The gross farm income for commodity growers in the U.S. is projected to be significantly lower in 2000 than the average gross farm incomes between 1990 and 1995. Even without factoring in the expanded imports to the U.S. that an FTAA would bring according to the USDA, inflation-adjusted gross farm income per acre for rice is projected to fall from the 1990-1995 average of $725 to $656 in 2000, a 9.5% decline. Over the same periods, gross incomes per acre for cotton is projected to fall 23.4%, 16.0% for corn, 15.9% for soybeans and 15.7% for wheat."

This has led to an undermining of programs meant to protect family farms from the impact of low prices, since the "free market" would solve all of agriculture’s problems.

"The increasing supplies of imported agricultural products and crashing prices paid to farmers have had a particularly severe impact because the policy mechanism designed to temper such extreme swings had been eliminated. Using NAFTA as a sales pitch and equally as the political instrument to force policy change, interests in Washington, Mexico City and Ottawa set about to eliminate domestic farm programs aimed at stabilizing the growers situation vis a vis market forces. The deregulation theory held that with increasing exports, the safeguards that protected independent farmers and plentifulness of the food supply were no longer needed.

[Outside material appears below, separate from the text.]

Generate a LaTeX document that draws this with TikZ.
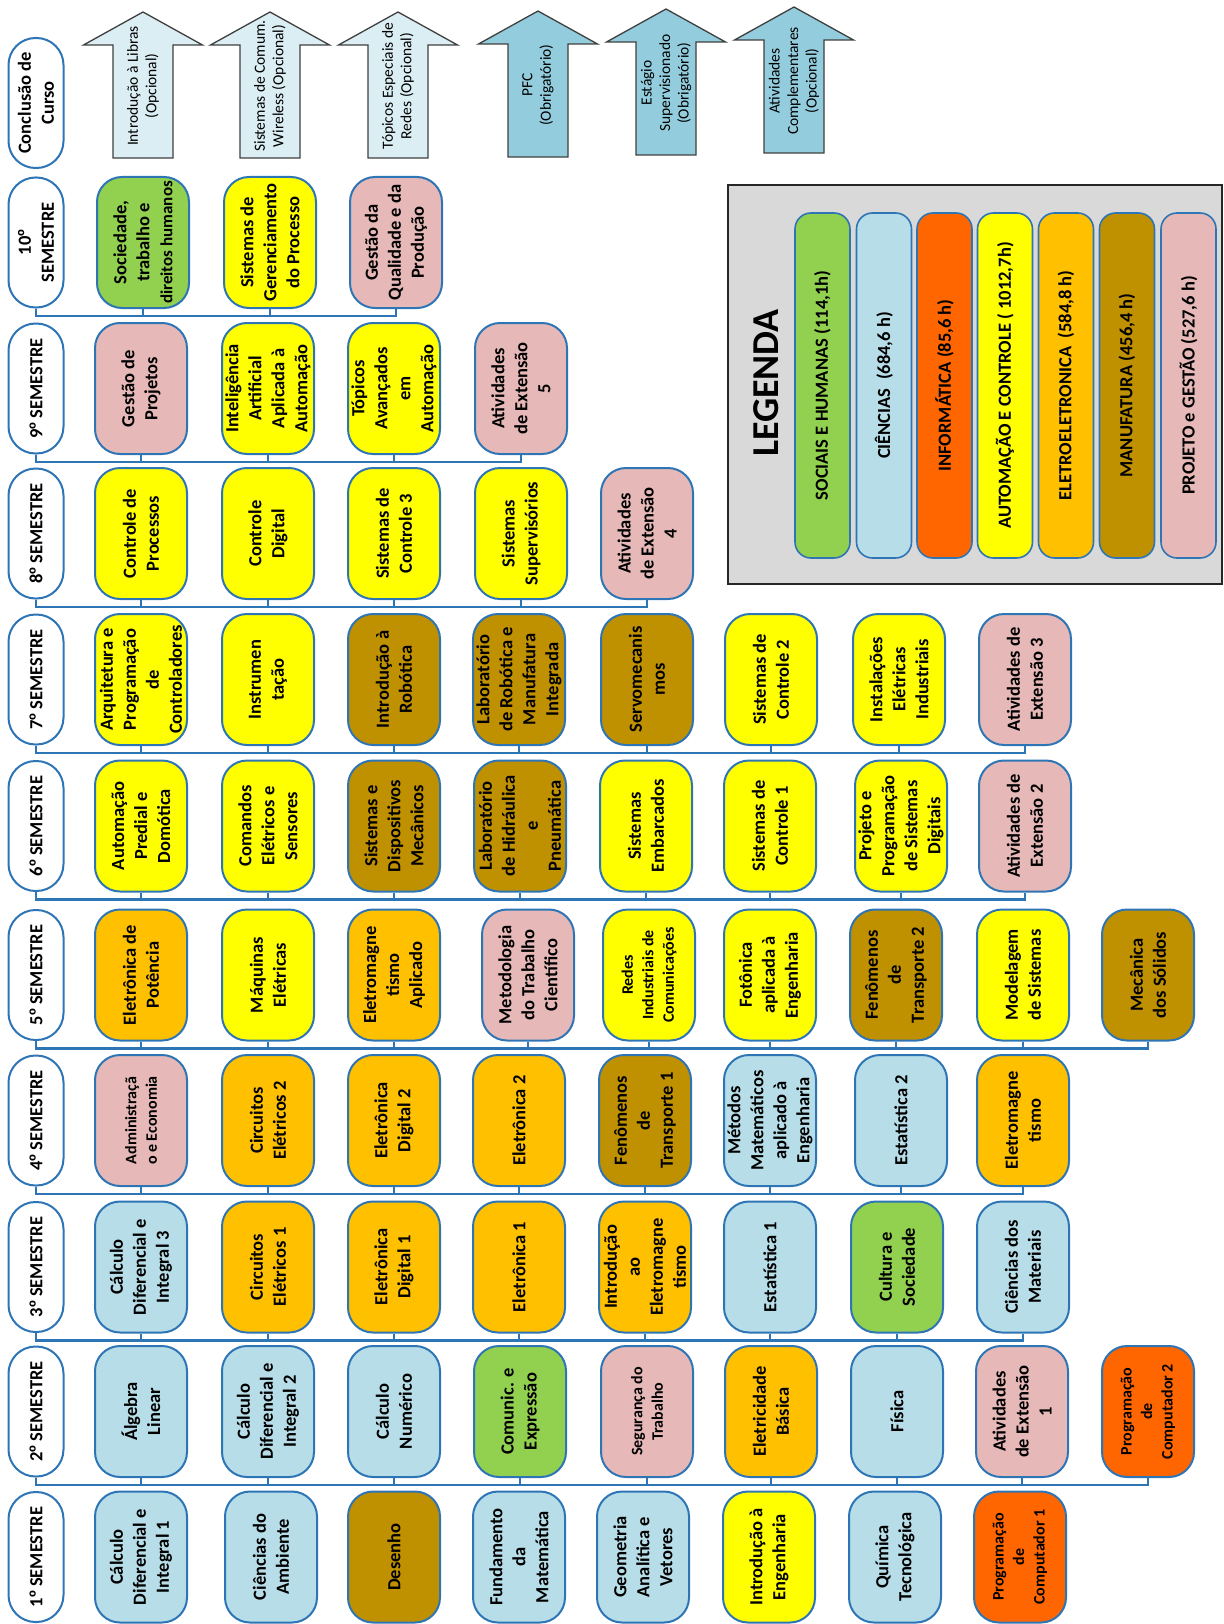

To implement that theory, agribusiness interests pushed the approval of NAFTA and its implementing legislation, which contained the changes to U.S. domestic farm policy required to conform with NAFTA's rules. Meanwhile, these interests pursued the same agenda with the Freedom to Farm Act, which also phased out U.S. domestic farm policies such as subsidies, price supports and loan guarantees. Proponents of the legislation contended it would make farming more efficient and responsive to market forces; in reality, it essentially handed the production of food to agribusiness, but made it extremely difficult for any but large, well-financed agribusinesses to survive. Ironically, to counteract the predictable failure of NAFTA and the similar farm deregulation policies embodied in the Freedom to Farm Act, Congress has had to appropriate emergency farm supports -- in massive farm bailout bills -- every year since the legislation went into effect.

Worse, while these emergency payments were represented as necessary to save small, independent farmers, the overwhelming majority of them have gone to the biggest farm operators. Despite the new "free market" approach embodied in NAFTA and the Freedom to Farm Act, federal agriculture spending rose to a record $23 billion in 2000. But even with these notably non-"free market" emergency support payments, the NAFTA model is killing small, independent farmers. Only 1% of all farms were eligible for any of the emergency support in 1999, and the largest operators received on average 14 times the amount of the smallest farms.) The largest 10% of farms received 56% of the emergency taxpayer assistance despite the fact that smaller family farmers have faced higher rates of bankruptcies and loan delinquencies after the implementation of NAFTA, the global WTO and the implementation of these pacts' philosophy through the Freedom to Farm Act. In contrast to the pro-NAFTA promises of an export led miracle, in 1999, direct government payments represented 48% of net farm income in the U.S."

Tim Johnson needs to make clear whether he is fighting for the family farm or to make big agribusiness more profitable while it destroys the family farm so that he can rake in big campaign contributions from Archer-Daniels-Midland (a well-known corporate felon) and other such companies, whose best interests are served by such policies.